Just putting the label 'halal' fuels this idea that Muslims are different from everyone else. Why do they need their own sex shop?
That's not to say all Muslims have entirely welcomed Zeb's shop with open arms. While he claims his products are permissible by Islamic law, Islamic forums have long been divided whether sex toys can ever truly be halal.
One camp cites Qur'anic references, which state that sexual pleasure can only come from their partner and thus use of sex toys fall outside of what is considered permissible. Another school of thought claims that if gelatin-free lubricant like Zeb's merely enhance sexual pleasure rather than substitute it, then surely this should be celebrated?
Some ex-Muslims and Muslims, however, are united in voicing their concerns that this could polarize the already fragile relationship between Muslims and the general population.
Eiynah, a Pakistani ex-Muslim blogger, tells Broadly: "Just putting the label 'halal' fuels this idea that Muslims are different from everyone else. Why do they need their own sex shop? In this climate of heightened anti-Muslim bigotry, I don't think it's wise for Muslims to insist that they are separate from the rest of the world, even with the sex toys they use."

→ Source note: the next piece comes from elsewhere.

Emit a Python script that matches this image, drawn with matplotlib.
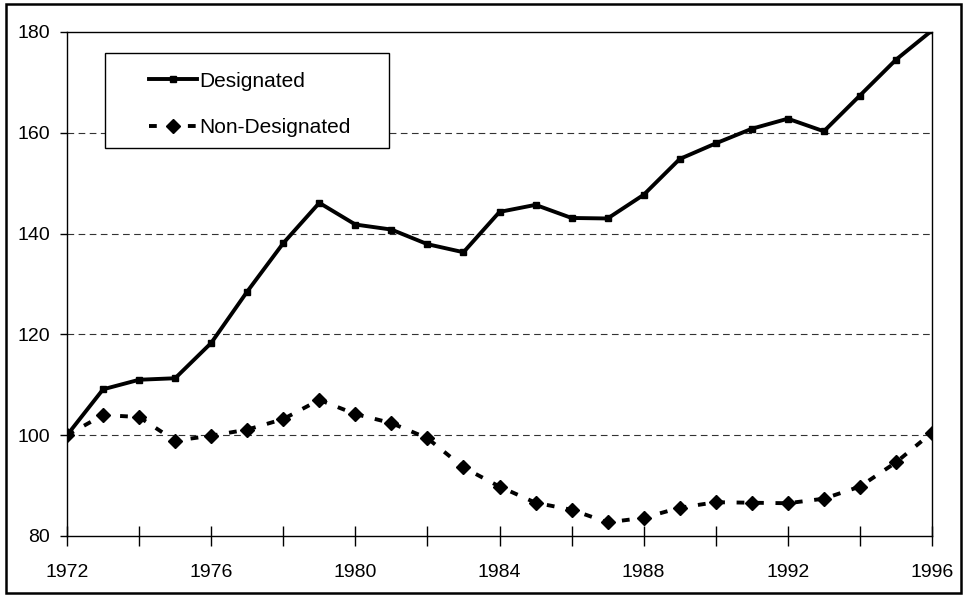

Fozia*, a 30-year-old Muslim who works in the charity sector, agrees. "I'm not sure why there needs to be separate Muslim sex shops. Some Muslim women are already purchasing items from existing online mainstream services to enhance their sex life."
Zeb himself remains unfazed by the criticism, with his sights set high for a global reach: "It's time for a change [in people's assumptions about sex and Islam] and hopefully this will be the year Muslims embrace sex and not shun it [sic] into the underground."